A static fixed schedule is most useful when the respective duty cycles of the tasks are predictable and a schedule can be devised that meets the needs of each task. As a system is used for less predictable workloads, or is used for combinations of predictable and unpredictable workloads, its fixed schedule becomes a millstone, and processor capacity is wasted by over-provisioning the tasks having unpredictable workloads. When tasks demanding determinism share resources with non-deterministic tasks we are motivated to find a way to meet the needs of both—the flexible scheduling of LynxSecure does this.

Traditional deeply embedded applications have been well served by a partitioning kernel with a configuration and schedule fixed at design time. Higher level applications, servers, workstations, and future information appliances, however, will exhibit an increasing need for dynamism. The changing shape of coalitions and the changing workload of components, due to reconfiguration at the level of systems-ofsystems, will place greater demands for dynamism upon infrastructure components. Successful building blocks for systems of the future will be those possessing hardware flexibility, software flexibility, and dynamic reconfigurability.

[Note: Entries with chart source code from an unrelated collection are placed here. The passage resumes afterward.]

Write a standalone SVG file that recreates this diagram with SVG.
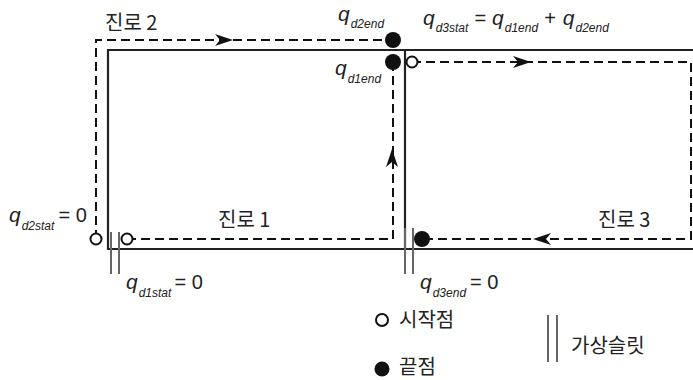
<svg xmlns="http://www.w3.org/2000/svg" width="693" height="380" viewBox="0 0 693 380">
<defs>
<style>
.wall{fill:none;stroke:#222;stroke-width:2.2}
.slit{fill:none;stroke:#666;stroke-width:2}
.path{fill:none;stroke:#111;stroke-width:2;stroke-dasharray:9 5}
.start{fill:#fff;stroke:#111;stroke-width:2}
.end{fill:#111}
.kr{font-family:"Noto Sans CJK KR","Noto Sans",sans-serif;font-size:20px;fill:#222}
.q{font-family:"Liberation Sans",Arial,sans-serif;font-style:italic;font-size:21px;fill:#222}
.sub{font-family:"Liberation Sans",Arial,sans-serif;font-style:italic;font-size:12px;fill:#222}
.eq{font-family:"Liberation Sans",Arial,sans-serif;font-size:20px;fill:#222}
</style>
<marker id="ah" viewBox="0 0 18 12" markerWidth="18" markerHeight="12" refX="9" refY="6" orient="auto" markerUnits="userSpaceOnUse">
<path d="M0,0 L18,6 L0,12 L5,6 Z" fill="#111"/>
</marker>
</defs>
<rect width="693" height="380" fill="#fff"/>
<g id="walls">
<path class="wall" d="M108,250 V50 H693 M108,249 H693 M405,50 V249"/>
</g>
<g id="slits">
<path class="slit" d="M111,232 V274 M119,232 V274 M405,228 V274 M413,228 V274"/>
</g>
<g id="connectors">
<path class="path" d="M96,239 V40 H386"/>
<path class="path" d="M127,239 H393 V62"/>
<path class="path" d="M412,62 H691 V239 H422"/>
<path d="M210,40 L224,40" stroke="none" marker-end="url(#ah)"/>
<path d="M392,170 L392,158" stroke="none" marker-end="url(#ah)"/>
<path d="M508,62 L522,62" stroke="none" marker-end="url(#ah)"/>
<path d="M556,239 L542,239" stroke="none" marker-end="url(#ah)"/>
</g>
<g id="route2-start"><circle class="start" cx="96" cy="239" r="5.5"/></g>
<g id="route1-start"><circle class="start" cx="127" cy="239" r="5.5"/></g>
<g id="route3-start"><circle class="start" cx="412" cy="62" r="5.5"/></g>
<g id="route2-end"><circle class="end" cx="393" cy="40" r="8"/></g>
<g id="route1-end"><circle class="end" cx="393" cy="62" r="8"/></g>
<g id="route3-end"><circle class="end" cx="422" cy="239" r="8"/></g>
<g id="labels">
<text class="kr" x="105" y="30">진로 2</text>
<text class="kr" x="218" y="227">진로 1</text>
<text class="kr" x="598" y="227">진로 3</text>
<text x="338" y="21"><tspan class="q">q</tspan><tspan class="sub" dx="1" dy="7">d2end</tspan></text>
<text x="335" y="75"><tspan class="q">q</tspan><tspan class="sub" dx="1" dy="8">d1end</tspan></text>
<text x="423" y="25"><tspan class="q">q</tspan><tspan class="sub" dx="1" dy="7">d3stat</tspan><tspan class="eq" dx="6" dy="-7">=</tspan><tspan class="q" dx="6">q</tspan><tspan class="sub" dx="1" dy="7">d1end</tspan><tspan class="eq" dx="6" dy="-7">+</tspan><tspan class="q" dx="7">q</tspan><tspan class="sub" dx="1" dy="7">d2end</tspan></text>
<text x="9" y="222"><tspan class="q">q</tspan><tspan class="sub" dx="1" dy="8">d2stat</tspan><tspan class="eq" dx="4" dy="-8">= 0</tspan></text>
<text x="126" y="289"><tspan class="q">q</tspan><tspan class="sub" dx="1" dy="8">d1stat</tspan><tspan class="eq" dx="3" dy="-8">= 0</tspan></text>
<text x="420" y="289"><tspan class="q">q</tspan><tspan class="sub" dx="1" dy="8">d3end</tspan><tspan class="eq" dx="4" dy="-8">= 0</tspan></text>
</g>
<g id="legend">
<circle class="start" cx="382" cy="320" r="6"/>
<text class="kr" x="399" y="327">시작점</text>
<circle class="end" cx="382" cy="369" r="7.5"/>
<text class="kr" x="399" y="374">끝점</text>
<path class="slit" d="M548,315 V362 M557,315 V362"/>
<text class="kr" x="571" y="353">가상슬릿</text>
</g>
</svg>
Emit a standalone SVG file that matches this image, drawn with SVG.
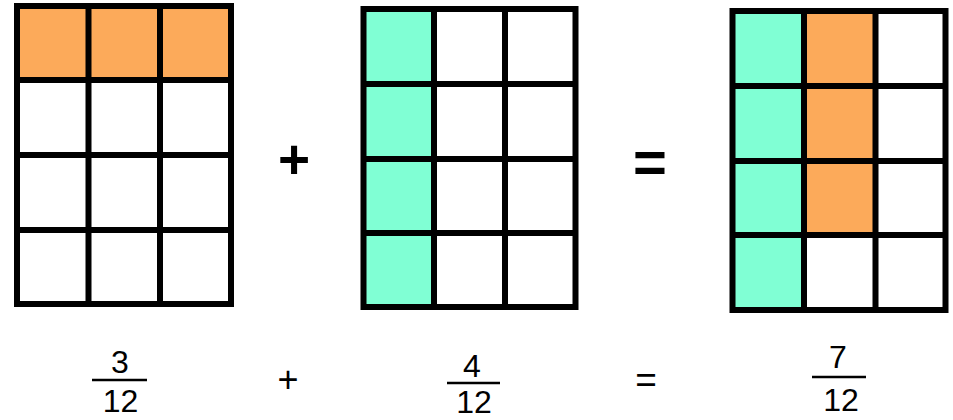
<svg xmlns="http://www.w3.org/2000/svg" width="953" height="420" viewBox="0 0 953 420">
<style>
.g{fill:none;stroke:#000;stroke-width:6;stroke-linecap:square}
.o{fill:#FCAA5A}
.t{fill:#80FFD4}
.w{fill:#fff}
.txt{font-family:"Liberation Sans",Arial,sans-serif;fill:#000;text-anchor:middle}
.bar{stroke:#000;stroke-width:2.5}
</style>
<rect width="953" height="420" fill="#fff"/>
<g id="grid1">
<rect class="o" x="17" y="6" width="214" height="74"/>
<path class="g" d="M17 6H231V304H17Z M88.5 6V304 M160 6V304 M17 80H231 M17 155H231 M17 230H231"/>
</g>
<g id="grid2">
<rect class="t" x="363.5" y="9" width="70.5" height="298"/>
<path class="g" d="M363.5 9H575.5V307H363.5Z M434 9V307 M505 9V307 M363.5 84H575.5 M363.5 159H575.5 M363.5 233H575.5"/>
</g>
<g id="grid3">
<rect class="t" x="732.5" y="11" width="71.5" height="299"/>
<rect class="o" x="804" y="11" width="71.5" height="224"/>
<path class="g" d="M732.5 11H945.5V310H732.5Z M804 11V310 M875.5 11V310 M732.5 86H945.5 M732.5 161H945.5 M732.5 235H945.5"/>
</g>
<g id="ops">
<text class="txt" x="294" y="178" font-size="55" font-weight="bold">+</text>
<text class="txt" x="650" y="182" font-size="58" font-weight="bold">=</text>
<text class="txt" x="288" y="392" font-size="36">+</text>
<text class="txt" x="646" y="392" font-size="37">=</text>
</g>
<g id="frac1">
<text class="txt" x="120" y="373" font-size="32">3</text>
<line class="bar" x1="92" y1="380" x2="147" y2="380"/>
<text class="txt" x="120.5" y="412" font-size="32">12</text>
</g>
<g id="frac2">
<text class="txt" x="472" y="377" font-size="32">4</text>
<line class="bar" x1="447" y1="383" x2="500" y2="383"/>
<text class="txt" x="474" y="413" font-size="32">12</text>
</g>
<g id="frac3">
<text class="txt" x="838" y="368" font-size="32">7</text>
<line class="bar" x1="812" y1="377" x2="866" y2="377"/>
<text class="txt" x="841" y="411" font-size="32">12</text>
</g>
</svg>
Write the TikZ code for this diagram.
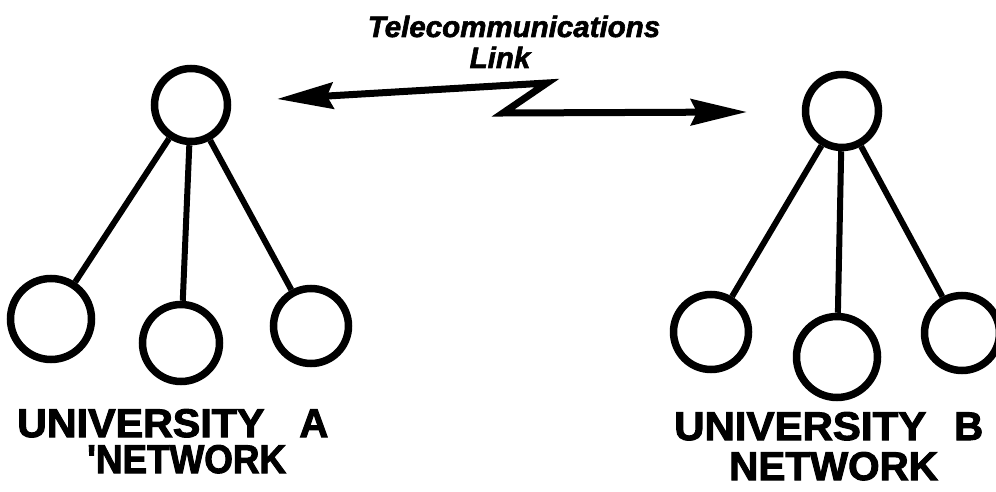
\documentclass[tikz,border=0pt]{standalone}
\usepackage{fontspec}
\setmainfont{Liberation Sans}
\newfontfamily\heavy{Liberation Sans}[BoldFeatures={FakeBold=2.5},BoldItalicFeatures={FakeBold=2}]
\usetikzlibrary{arrows.meta}
\begin{document}
\begin{tikzpicture}[x=1pt,y=-1pt,
  nd/.style={circle,draw,line width=7.5pt,inner sep=0pt},
  edge/.style={line width=6pt},
  lbl/.style={font=\heavy\fontsize{40}{36}\selectfont\bfseries,inner sep=0pt,anchor=base west,align=left},
  ttl/.style={font=\heavy\fontsize{29.5}{31}\selectfont\bfseries\itshape,inner sep=0pt,anchor=base,align=center},
  link/.style={line width=7pt,line join=miter,
    {Stealth[length=56pt,width=26pt,inset=6pt]}-{Stealth[length=56pt,width=26pt,inset=6pt]}}
  ]
\useasboundingbox (0,0) rectangle (996,492);
% University A network
\node[nd,minimum size=73pt] (at) at (191,105) {};
\node[nd,minimum size=81pt] (al) at (51,319) {};
\node[nd,minimum size=77pt] (am) at (181,343) {};
\node[nd,minimum size=75pt] (ar) at (311,326) {};
\draw[edge] (at) -- (al);
\draw[edge] (at) -- (am);
\draw[edge] (at) -- (ar);
% University B network
\node[nd,minimum size=73pt] (bt) at (842,111) {};
\node[nd,minimum size=75pt] (bl) at (711,332) {};
\node[nd,minimum size=81pt] (bm) at (837,357) {};
\node[nd,minimum size=75pt] (br) at (962,333) {};
\draw[edge] (bt) -- (bl);
\draw[edge] (bt) -- (bm);
\draw[edge] (bt) -- (br);
% telecommunications link
\coordinate (tipL) at (277,99);
\coordinate (zt) at (547,83);
\coordinate (zb) at (503,113);
\coordinate (tipR) at (747,112);
\draw[link] (tipL) -- (zt) -- (zb) -- (tipR);
\node[ttl] (t1) at (514,68) {Telecommunications\\\hspace*{-28pt}Link};
% labels
\node[lbl] (la) at (17,473) {\scalebox{1.03}[1]{UNIVERSITY}\hspace{35pt}A\\\hspace*{70pt}\scalebox{0.92}[1]{\textquotesingle NETWORK}};
\node[lbl] (lb) at (674,480) {\scalebox{1.05}[1]{UNIVERSITY}\hspace{28pt}B\\[4pt]\hspace*{55pt}\scalebox{1.01}[1]{NETWORK}};
\end{tikzpicture}
\end{document}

Resource configuration is the process of constructing resources from a collection of primitive resources and giving them identities. Dynamic reconfiguration is the process of reconstituting resources and changing their identities within the bounds of a subset of the collection of primitive resources. A configuration change agent may change the number, identity, and protection attributes of resources such as memory regions, and allocate those regions to partitions within a domain. As with scheduling, dynamic reconfiguration must be performed by a trusted agent. If the agent were permitted system-wide configuration privileges then it would have to be trusted at the level of the kernel itself, because every activity running on the kernel could potentially be disrupted by a faulty or malicious configuration change agent.

Memory loaning is a functionality that LynuxWorks has devised in response to the requirement for efficient support of MILS middleware, specifically zero-copy inter-partition data movement needed for the partitioning communications system (PCS). Memory loaning is a response to the zero-copy objective, and is itself one behavior of an even more general cluster of features that enables the creation of trusted object managers.